In each case (and many others) the false evidence or ordering had been present in the initial written offerings of the prosecutors and the corrections had been listed in the defense's response. All these charges and arguments had been added by the House Judiciary Committee and were not present in the Starr Report[?]. Nevertheless the prosecutors went ahead with the prima facie false accusations, presumably for reasons unrelated to the legal prosecution of the impeachment.

On Friday, February 12, 1999, the senate rejected both of the articles of impeachment. The perjury charges were rejected 55-45, and on the obstruction of justice charges the vote was 50-50. A two-thirds majority (67) would have been required for conviction. The vote fell with few exceptions along party lines.

Many of the House Republicans prominent in the prosecution of the impeachment lost their seats in the following election; it is argued by some that this was an expression of voter distaste for the "embarassing circus" of the impeachment.

The perjury allegations provoked the Arkansas Supreme Court to suspend Clinton's law license in April, 2000. Clinton agreed to the 5 year suspension and to pay a $25,000 fine on January 19, 2001. The following October, the US Supreme Court once again suspended Clinton's law license and gave him 40 days to convince them that he should not be disbarred permanently.

Public Opinion

In early January of 1998 the news broke in various media outlets (see Drudge Report) that the President had had an affair. On January 26, 1998 on American television, Clinton denied he had "sexual relations" with Lewinsky, but did not admit to the actual nature of their relationship.

The components of the scandal, including:

  • extramarital sex;
  • sex with an underling many years his junior;
  • sex with an intern for whom he was arguably acting in loco parentis;
  • perjury allegations;
  • Linda Tripp's 'betrayal' of Lewinsky's friendship;
  • the President's misleading public disavowal;
  • the allegations of impeachable offenses;
coupled with increasingly hostile media coverage, opportunistic persecution of a perceived vulnerable Democrat by the Republican majorities in both houses of Congress, and general partisan feeling led to spirited and emotional public debate. Individuals might see the President as dishonest, but the exposure of the scandal and subsequent humiliation of his family as a greater crime; some argued that the perjury allegations were insignificant but the public disavowal a disgrace; some hated Lewinsky for seducing the President, some hated the President for being seduced, and some hated Linda Tripp the most for betraying friendship.

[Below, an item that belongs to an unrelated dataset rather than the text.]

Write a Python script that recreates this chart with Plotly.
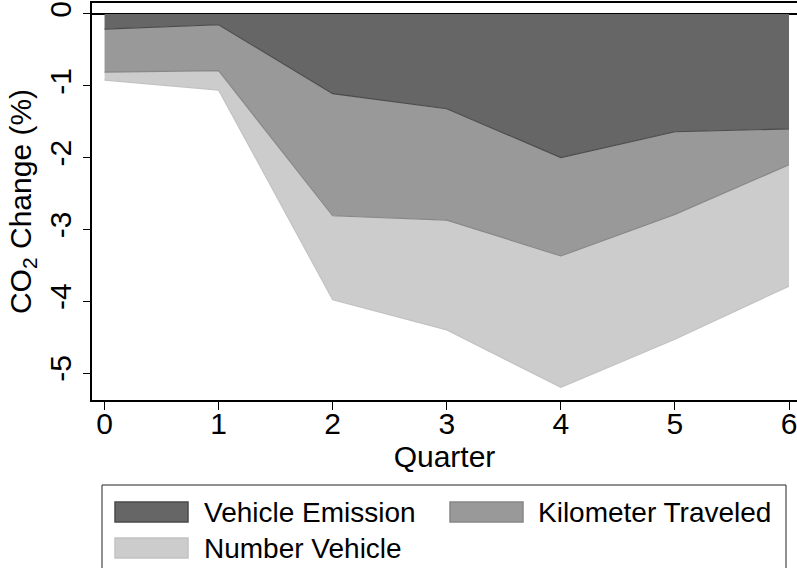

The affair, and its sordid details, led to a period of cultural celebrity for Lewinsky; as an unlikely sex symbol, and as a younger-generation nexus of a political storm that was both lighthearted, and extremely serious at the same time. Some mild use of the name "Lewinsky" still exists as a term for oral sex, though Lewinsky references and jokes have long cooled in the public interest.

International affairs

It is widely alleged that Operation Desert Fox--which was launched in December of 1998 and actually delayed some of the House of Representative votes relating to the impeachment process--as well as Operation Allied Force[?]--which commenced operations on March 17, 1999 but which had been on the table since the Racak incident on January 14, 1999--were embarked upon primarily to shore up the authority and stature of the President in the face of the domestic challenges. It is widely held that populations increase their support for leaders in times of war.